Big Debate: Did the industry get off lightly in the white paper proposals where advertising is concerned?
Gamban CEO Matt Zarb-Cousin and Sarah MacDonald, partner at Wiggin, answer this month's burning question


Yes – Matt Zarb-Cousin, co-founder of Gamban
Director of Clean Up Gambling

While the white paper included a plethora of harm-reduction policies, such as a statutory levy to fund research, education and treatment, affordability checks and stake limits on slots, the industry got off lightly on advertising, promotion and sponsorship.
The work of The Big Step and the Coalition Against Gambling Ads ultimately pressured the Premier League into agreeing to ban front-of-shirt gambling sponsors, yet the government could have gone much further.
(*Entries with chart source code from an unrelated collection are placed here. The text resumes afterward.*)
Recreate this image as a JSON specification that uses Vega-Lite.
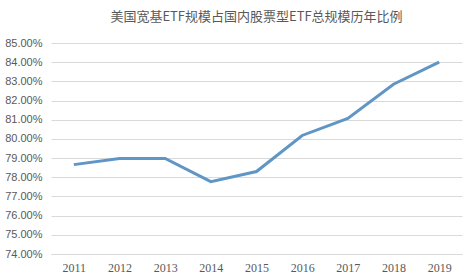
{
  "$schema": "https://vega.github.io/schema/vega-lite/v6.json",
  "width": 472,
  "height": 279,
  "autosize": {"type": "fit", "contains": "padding"},
  "padding": {"left": 4, "right": 10, "top": 11, "bottom": 6},
  "background": "white",
  "title": {
    "text": "美国宽基ETF规模占国内股票型ETF总规模历年比例",
    "font": "Noto Sans CJK SC",
    "fontSize": 13,
    "fontWeight": "normal",
    "color": "#595959",
    "anchor": "middle",
    "offset": 13
  },
  "data": {
    "values": [
      {"year": "2011", "ratio": 0.7866},
      {"year": "2012", "ratio": 0.7898},
      {"year": "2013", "ratio": 0.7898},
      {"year": "2014", "ratio": 0.7777},
      {"year": "2015", "ratio": 0.7830},
      {"year": "2016", "ratio": 0.8018},
      {"year": "2017", "ratio": 0.8107},
      {"year": "2018", "ratio": 0.8285},
      {"year": "2019", "ratio": 0.8400}
    ]
  },
  "mark": {"type": "line", "color": "#5f96c6", "strokeWidth": 3},
  "encoding": {
    "x": {
      "field": "year",
      "type": "ordinal",
      "scale": {"type": "point", "padding": 0.5},
      "axis": {
        "title": null,
        "labelAngle": 0,
        "labelFont": "Liberation Serif",
        "labelFontSize": 12,
        "labelColor": "#595959",
        "ticks": false,
        "domainColor": "#d9d9d9",
        "labelPadding": 8,
        "grid": false
      }
    },
    "y": {
      "field": "ratio",
      "type": "quantitative",
      "scale": {"domain": [0.74, 0.85], "nice": false, "zero": false},
      "axis": {
        "title": null,
        "values": [0.74, 0.75, 0.76, 0.77, 0.78, 0.79, 0.80, 0.81, 0.82, 0.83, 0.84, 0.85],
        "format": ".2%",
        "labelFont": "Liberation Sans",
        "labelFontSize": 11,
        "labelColor": "#595959",
        "ticks": false,
        "domain": false,
        "gridColor": "#d9d9d9",
        "labelPadding": 9,
        "minExtent": 45
      }
    }
  },
  "config": {"view": {"stroke": null}}
}
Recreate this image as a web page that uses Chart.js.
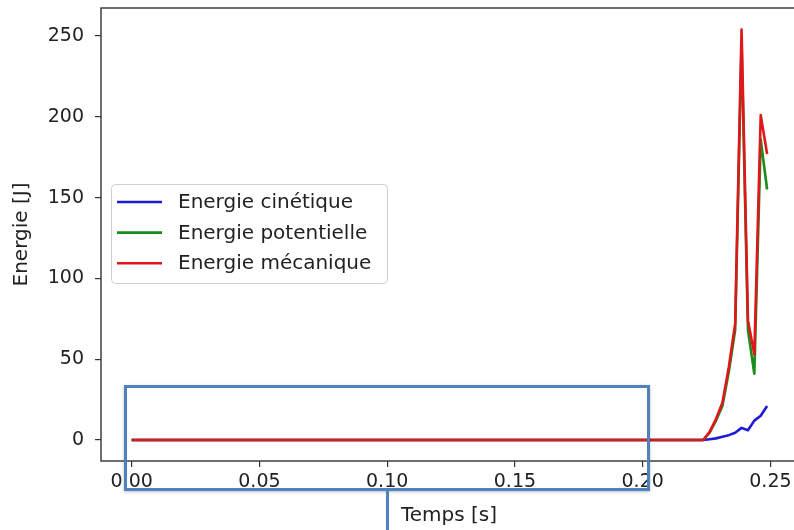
<!DOCTYPE html>
<html>
<head>
<meta charset="utf-8">
<script src="https://cdn.jsdelivr.net/npm/chart.js@4/dist/chart.umd.min.js"></script>
<style>
  html, body { margin: 0; padding: 0; background: #fff; overflow: hidden; width: 794px; height: 530px; }
  #wrap { position: relative; width: 794px; height: 530px; overflow: hidden; }
  canvas { position: absolute; left: 0; top: 0; }
  .callout { position: absolute; box-sizing: border-box; border: 3px solid #4f81bd; box-shadow: 0 1px 3px rgba(0,0,0,0.25); }
  .stem { position: absolute; background: #4f81bd; }
</style>
</head>
<body>
<div id="wrap">
  <canvas id="c" width="800" height="530"></canvas>
  <div class="callout" style="left:124px; top:385px; width:526px; height:106px;"></div>
  <div class="stem" style="left:386px; top:491px; width:3px; height:39px;"></div>
</div>
<script>
// Simulation samples: time (s) and the three energy curves (J)
const times      = [0, 0.2237, 0.2262, 0.2287, 0.2312, 0.2337, 0.2362, 0.2387, 0.2412, 0.2437, 0.2462, 0.2487];
const kinetic    = [0, 0,      0.5,    1,      2,      3,      4.5,    7.5,    6,      12,     15,     21];
const potential  = [0, 0,      4.5,    12,     21,     42,     68,     246,    68,     41,     186,    155];
const mechanical = [0, 0,      5,      13,     23,     45,     72,     254,    74,     53,     201,    177];

const seriesLabels = ['Energie cinétique', 'Energie potentielle', 'Energie mécanique'];
const seriesColors = ['#1c1cd6', '#1a8c1a', '#e0161b'];

const xTicks = [0, 0.05, 0.10, 0.15, 0.20, 0.25];
const yTicks = [0, 50, 100, 150, 200, 250];

const FONT = 'DejaVu Sans';
const TEXT = '#222222';
const AXIS = '#333333';

const toPoints = vals => times.map((t, i) => ({ x: t, y: vals[i] }));

function lineSet(idx, vals) {
  return {
    label: seriesLabels[idx],
    data: toPoints(vals),
    borderColor: seriesColors[idx],
    backgroundColor: seriesColors[idx],
    borderWidth: 2.6,
    pointRadius: 0,
    tension: 0,
    borderJoinStyle: 'round',
    order: 2 - idx   // later series drawn on top
  };
}

// Frame around the plotting area and an in-plot legend
const framePlugin = {
  id: 'frame',
  afterDatasetsDraw(chart) {
    const { ctx, chartArea: a } = chart;
    ctx.save();
    ctx.strokeStyle = AXIS;
    ctx.lineWidth = 1.4;
    ctx.strokeRect(a.left, a.top, a.right - a.left, a.bottom - a.top);
    ctx.restore();
  }
};

const legendPlugin = {
  id: 'inlineLegend',
  afterDraw(chart) {
    const { ctx } = chart;
    const bx = 111.5, by = 184.5, bw = 276, bh = 99, r = 4;
    ctx.save();
    ctx.beginPath();
    ctx.roundRect(bx, by, bw, bh, r);
    ctx.fillStyle = 'rgba(255,255,255,0.85)';
    ctx.fill();
    ctx.strokeStyle = '#cfcfcf';
    ctx.lineWidth = 1;
    ctx.stroke();
    ctx.font = '20px "' + FONT + '"';
    ctx.textBaseline = 'middle';
    ctx.textAlign = 'left';
    chart.data.datasets.forEach((ds, i) => {
      const y = 202 + i * 30.6;
      ctx.beginPath();
      ctx.moveTo(117, y);
      ctx.lineTo(162, y);
      ctx.strokeStyle = ds.borderColor;
      ctx.lineWidth = 2.6;
      ctx.stroke();
      ctx.fillStyle = TEXT;
      ctx.fillText(ds.label, 178, y + 1);
    });
    ctx.restore();
  }
};

new Chart(document.getElementById('c'), {
  type: 'line',
  data: {
    datasets: [lineSet(0, kinetic), lineSet(1, potential), lineSet(2, mechanical)]
  },
  options: {
    responsive: false,
    animation: false,
    devicePixelRatio: 1,
    layout: { padding: { left: 0, top: 8, right: 3, bottom: 0 } },
    plugins: { legend: { display: false }, tooltip: { enabled: false } },
    scales: {
      x: {
        type: 'linear',
        min: -0.012,
        max: 0.2604,
        afterFit: s => { s.height = 69; s.paddingLeft = 0; s.paddingRight = 0; },
        afterBuildTicks: s => { s.ticks = xTicks.map(v => ({ value: v })); },
        border: { display: false },
        grid: { display: true, drawOnChartArea: false, drawTicks: true, tickLength: 6, color: AXIS, lineWidth: 1.2 },
        ticks: {
          padding: 4,
          color: TEXT,
          font: { family: FONT, size: 19 },
          maxRotation: 0,
          callback: v => Number(v).toFixed(2)
        },
        title: {
          display: true,
          text: 'Temps [s]',
          color: TEXT,
          font: { family: FONT, size: 20 },
          padding: { top: 0, bottom: 2 }
        }
      },
      y: {
        type: 'linear',
        min: -13,
        max: 267.3,
        afterFit: s => { s.width = 101; s.paddingTop = 0; s.paddingBottom = 0; },
        afterBuildTicks: s => { s.ticks = yTicks.map(v => ({ value: v })); },
        border: { display: false },
        grid: { display: true, drawOnChartArea: false, drawTicks: true, tickLength: 6, color: AXIS, lineWidth: 1.2 },
        ticks: {
          padding: 11,
          color: TEXT,
          font: { family: FONT, size: 19 },
          callback: v => String(v)
        },
        title: {
          display: true,
          text: 'Energie [J]',
          color: TEXT,
          font: { family: FONT, size: 20 },
          padding: { top: 10, bottom: 0 }
        }
      }
    }
  },
  plugins: [framePlugin, legendPlugin]
});
</script>
</body>
</html>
Children are growing up in an environment where gambling advertising is ubiquitous, and this degree of normalisation risks offsetting any education they might receive seeking to inform them of the harm gambling can cause. So, when young people turn 18, they are desperate to take advantage of the offers that have been promoted to them across the years leading up to that point. And it is those under the age of 25, due in part to the developmental stages of the brain, who are most at-risk of developing a gambling disorder.
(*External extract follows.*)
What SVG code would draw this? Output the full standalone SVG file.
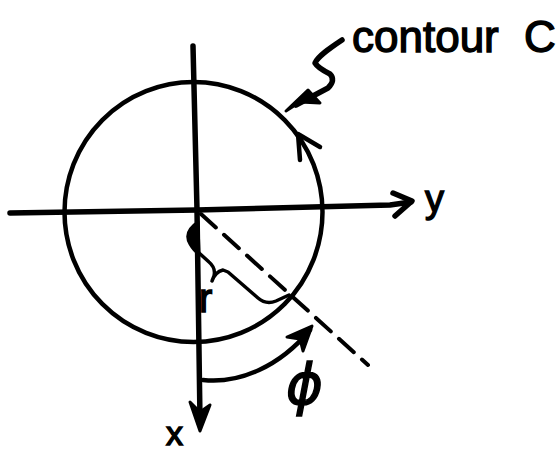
<svg xmlns="http://www.w3.org/2000/svg" width="559" height="454" viewBox="0 0 559 454">
<style>
.ln{fill:none;stroke:#000;stroke-linecap:round;stroke-linejoin:round}
.ax{stroke-width:5.5}
.th{stroke-width:4.5}
.fl{fill:#000;stroke:#000;stroke-width:3;stroke-linejoin:round}
.tx{font-family:"Liberation Sans",Arial,sans-serif;fill:#000;stroke:#000;stroke-width:1.4}
</style>
<rect width="559" height="454" fill="#fff"/>
<g id="circle-contour">
<ellipse class="ln th" cx="193.5" cy="212" rx="129" ry="130"/>
<path class="ln th" d="M300,160 L298,134 L320,147"/>
</g>
<g id="axes">
<path class="ln ax" d="M10,213 L197,210 L390,205 L411,202"/>
<path class="ln ax" d="M393,193 L412,201 L395,216"/>
<path class="ln ax" d="M193,46 L197,210 L200,420"/>
<path class="fl" d="M190,402 L200,431 L210,405 L200,412 Z"/>
</g>
<g id="connectors">
<path class="ln" stroke-width="4" stroke-dasharray="20 11" d="M201,214 L368,365"/>
<path class="ln" stroke-width="3.5" d="M198,252 L209,262 Q216,268 214,276 L212,281 Q215,272 223,270 L228,272 L258,298 Q266,305 276,301 L289,295"/>
<path class="fl" d="M198,222 Q183,232 190,244 Q194,251 199,254 Z"/>
<path class="ln th" d="M203,380 C240,384 280,366 310,330"/>
<path class="fl" d="M287,337 L312,326 L303,351 L300,339 Z"/>
<path class="ln" stroke-width="5.5" d="M342,40 C330,48 318,56 315,63 Q318,68 330,74 Q336,80 328,88 L296,105"/>
<path class="fl" d="M286,111 L308,90 L320,103 L300,102 Z"/>
</g>
<g id="labels">
<text class="tx" x="352" y="52" font-size="44">contour <tspan x="524">C</tspan></text>
<text class="tx" x="425" y="212" font-size="38">y</text>
<text class="tx" x="166" y="445" font-size="34">x</text>
<text class="tx" x="199" y="312" font-size="40">r</text>
<text class="tx" x="286" y="404" font-size="56" font-style="italic" style="font-family:'DejaVu Sans',sans-serif">ϕ</text>
</g>
</svg>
Were it not for vested interests beyond the gambling industry, such as in sport and the media, lobbying against reform, then perhaps the Department for Culture, Media and Sport might have. In any case, their proposed reforms to the sector will at least make the industry safer, given the promotion of them will now continue. If anything, it might put more pressure on the government to deliver those reforms quickly, given it is allowing the promotion of a sector it has conceded isn’t regulated to an adequate level to prevent harm.
Direct marketing, such as bonuses and free bets, will however be consulted on this year to ensure they are used in a socially responsible way. We’d like to see the Information Commissioner’s Office’s investigation into gambling industry data abuse feed into that. Inducements to stimulate engagement directed toward those known to be at risk should not be permitted and these run entirely contrary to any notion of safer gambling.
No – Sarah MacDonald, partner at Wiggin

By the time the paper was published, there was no expectation of an all-out advertising ban. Some groups were hoping for one, so they might regard anything less as a ‘light touch’.
Similarly, the lack of legislative amendments to gambling sponsorship of sports properties has been headline-grabbing, but few commentators have looked at the impact of the ‘strong’ appeal test on the reduction of advertising materials that many UK football sponsorship arrangements would have produced.
If we were to only look at two of the white paper’s proposals for gambling advertising likely to significantly impact the industry, the following probably make it to the top of the list.
First, the restrictions on bonuses. How do operators assess the behavioural markers of those customers not demonstrating ‘strong’ indicators of harm? While we won’t know how this assessment should be made until after the consultation, this doesn’t appear to be easy at first blush and extends further than the scheme proposed by the Gambling Commission. It’s likely the consultation around the mechanics of bonus offers will result in a large-scale simplification of these marketing tools, even without the introduction of caps and time limits.
Secondly, direct marketing consent and clear opt-in. Removing the ability for the industry to rely on the ‘soft opt-in’ for direct marketing of similar goods could have a huge impact on those larger operators’ ability to cross-sell. The level of consent granularity put forward will place pressure on operator resources.
While the zero-tolerance approach the ASA takes for digital, targeted advertising being seen by under-18s is already a high bar, the new requirement to supplement targeting strategy with ‘de-targeting’ data is not as easy as it sounds. There are particular difficulties with this when some of the data sets have already been identified as not robust, leaving the industry scratching its head as to how workable this is in practice.